[Written request] Can you write out every line from the start of the records below through the line containing "minimum width=422pt, minimum", leaving out any pictures?

[Exercise data]
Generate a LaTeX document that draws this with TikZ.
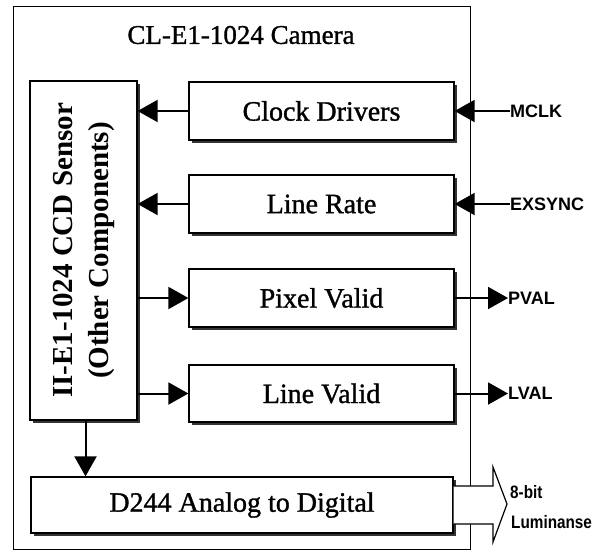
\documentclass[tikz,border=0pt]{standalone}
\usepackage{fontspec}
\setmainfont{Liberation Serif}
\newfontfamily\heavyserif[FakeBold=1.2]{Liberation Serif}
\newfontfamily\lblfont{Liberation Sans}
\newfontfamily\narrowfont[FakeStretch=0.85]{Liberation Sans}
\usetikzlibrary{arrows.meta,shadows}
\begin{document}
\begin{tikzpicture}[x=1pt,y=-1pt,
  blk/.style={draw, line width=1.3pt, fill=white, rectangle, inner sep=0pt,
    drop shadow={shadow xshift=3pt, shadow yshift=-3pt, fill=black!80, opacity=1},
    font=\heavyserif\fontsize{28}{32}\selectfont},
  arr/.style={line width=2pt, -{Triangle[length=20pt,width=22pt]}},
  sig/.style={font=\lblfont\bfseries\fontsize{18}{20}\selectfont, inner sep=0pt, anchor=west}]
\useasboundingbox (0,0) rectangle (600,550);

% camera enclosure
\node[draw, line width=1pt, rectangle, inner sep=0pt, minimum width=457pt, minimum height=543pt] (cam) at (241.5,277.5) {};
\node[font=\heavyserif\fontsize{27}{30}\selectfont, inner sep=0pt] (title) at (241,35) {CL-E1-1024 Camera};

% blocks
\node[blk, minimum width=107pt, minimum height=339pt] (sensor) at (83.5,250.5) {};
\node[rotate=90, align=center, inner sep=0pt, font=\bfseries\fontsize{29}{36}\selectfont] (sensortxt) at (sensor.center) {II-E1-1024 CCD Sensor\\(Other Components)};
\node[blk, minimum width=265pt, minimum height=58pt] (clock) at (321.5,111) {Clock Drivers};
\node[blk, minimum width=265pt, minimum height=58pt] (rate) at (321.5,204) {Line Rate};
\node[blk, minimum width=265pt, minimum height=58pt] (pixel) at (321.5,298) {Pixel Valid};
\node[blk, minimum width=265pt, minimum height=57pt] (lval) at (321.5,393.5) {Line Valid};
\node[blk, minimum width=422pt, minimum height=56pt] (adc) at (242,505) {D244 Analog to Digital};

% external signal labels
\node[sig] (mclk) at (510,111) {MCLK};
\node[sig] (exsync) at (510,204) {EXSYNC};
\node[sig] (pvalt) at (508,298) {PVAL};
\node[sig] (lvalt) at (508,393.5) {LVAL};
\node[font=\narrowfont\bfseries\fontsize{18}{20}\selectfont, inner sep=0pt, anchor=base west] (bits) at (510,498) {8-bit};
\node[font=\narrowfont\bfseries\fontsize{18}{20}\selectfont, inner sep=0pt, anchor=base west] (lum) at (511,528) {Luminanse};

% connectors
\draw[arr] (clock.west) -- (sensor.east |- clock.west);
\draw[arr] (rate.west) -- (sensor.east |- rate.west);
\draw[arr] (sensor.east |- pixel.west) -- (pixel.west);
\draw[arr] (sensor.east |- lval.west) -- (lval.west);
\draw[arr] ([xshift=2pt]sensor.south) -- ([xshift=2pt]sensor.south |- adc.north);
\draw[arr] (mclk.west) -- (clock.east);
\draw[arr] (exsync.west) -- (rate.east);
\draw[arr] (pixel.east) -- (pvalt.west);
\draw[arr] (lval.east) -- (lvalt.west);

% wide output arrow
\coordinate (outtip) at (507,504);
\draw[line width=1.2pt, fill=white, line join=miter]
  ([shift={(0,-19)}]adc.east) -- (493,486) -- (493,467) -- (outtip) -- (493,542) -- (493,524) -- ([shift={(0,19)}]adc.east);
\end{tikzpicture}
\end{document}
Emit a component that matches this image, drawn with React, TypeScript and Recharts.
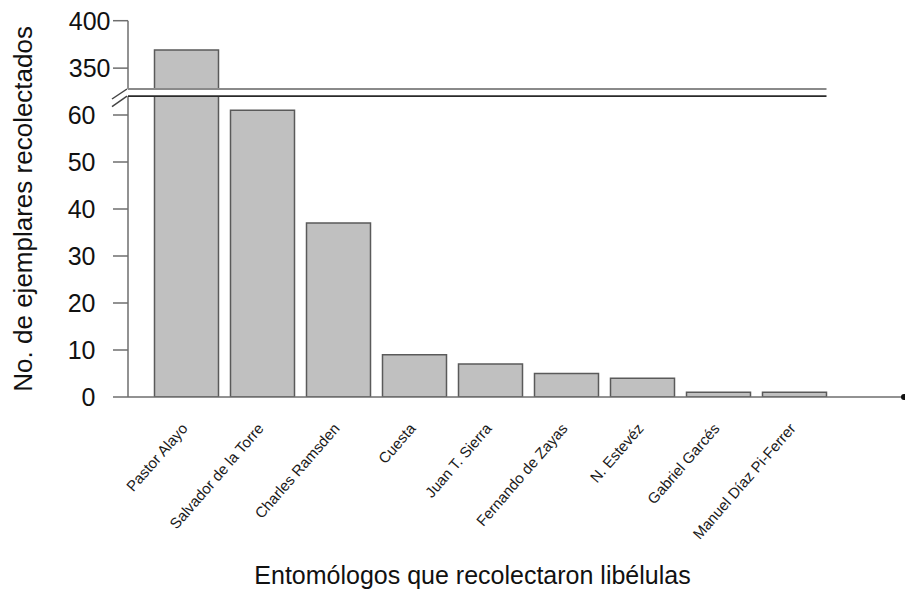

[Written answer]
Generate a LaTeX document that draws this with TikZ.
\documentclass[tikz,border=0pt]{standalone}
\usepackage{fontspec}
\setmainfont{Liberation Serif}
\newfontfamily\heavyserif[FakeBold=1.2]{Liberation Serif}
\newfontfamily\lblfont{Liberation Sans}
\newfontfamily\narrowfont[FakeStretch=0.85]{Liberation Sans}
\usetikzlibrary{arrows.meta,shadows}
\begin{document}
\begin{tikzpicture}[x=1pt,y=-1pt,
  blk/.style={draw, line width=1.3pt, fill=white, rectangle, inner sep=0pt,
    drop shadow={shadow xshift=3pt, shadow yshift=-3pt, fill=black!80, opacity=1},
    font=\heavyserif\fontsize{28}{32}\selectfont},
  arr/.style={line width=2pt, -{Triangle[length=20pt,width=22pt]}},
  sig/.style={font=\lblfont\bfseries\fontsize{18}{20}\selectfont, inner sep=0pt, anchor=west}]
\useasboundingbox (0,0) rectangle (600,550);

% camera enclosure
\node[draw, line width=1pt, rectangle, inner sep=0pt, minimum width=457pt, minimum height=543pt] (cam) at (241.5,277.5) {};
\node[font=\heavyserif\fontsize{27}{30}\selectfont, inner sep=0pt] (title) at (241,35) {CL-E1-1024 Camera};

% blocks
\node[blk, minimum width=107pt, minimum height=339pt] (sensor) at (83.5,250.5) {};
\node[rotate=90, align=center, inner sep=0pt, font=\bfseries\fontsize{29}{36}\selectfont] (sensortxt) at (sensor.center) {II-E1-1024 CCD Sensor\\(Other Components)};
\node[blk, minimum width=265pt, minimum height=58pt] (clock) at (321.5,111) {Clock Drivers};
\node[blk, minimum width=265pt, minimum height=58pt] (rate) at (321.5,204) {Line Rate};
\node[blk, minimum width=265pt, minimum height=58pt] (pixel) at (321.5,298) {Pixel Valid};
\node[blk, minimum width=265pt, minimum height=57pt] (lval) at (321.5,393.5) {Line Valid};
\node[blk, minimum width=422pt, minimum height=56pt] (adc) at (242,505) {D244 Analog to Digital};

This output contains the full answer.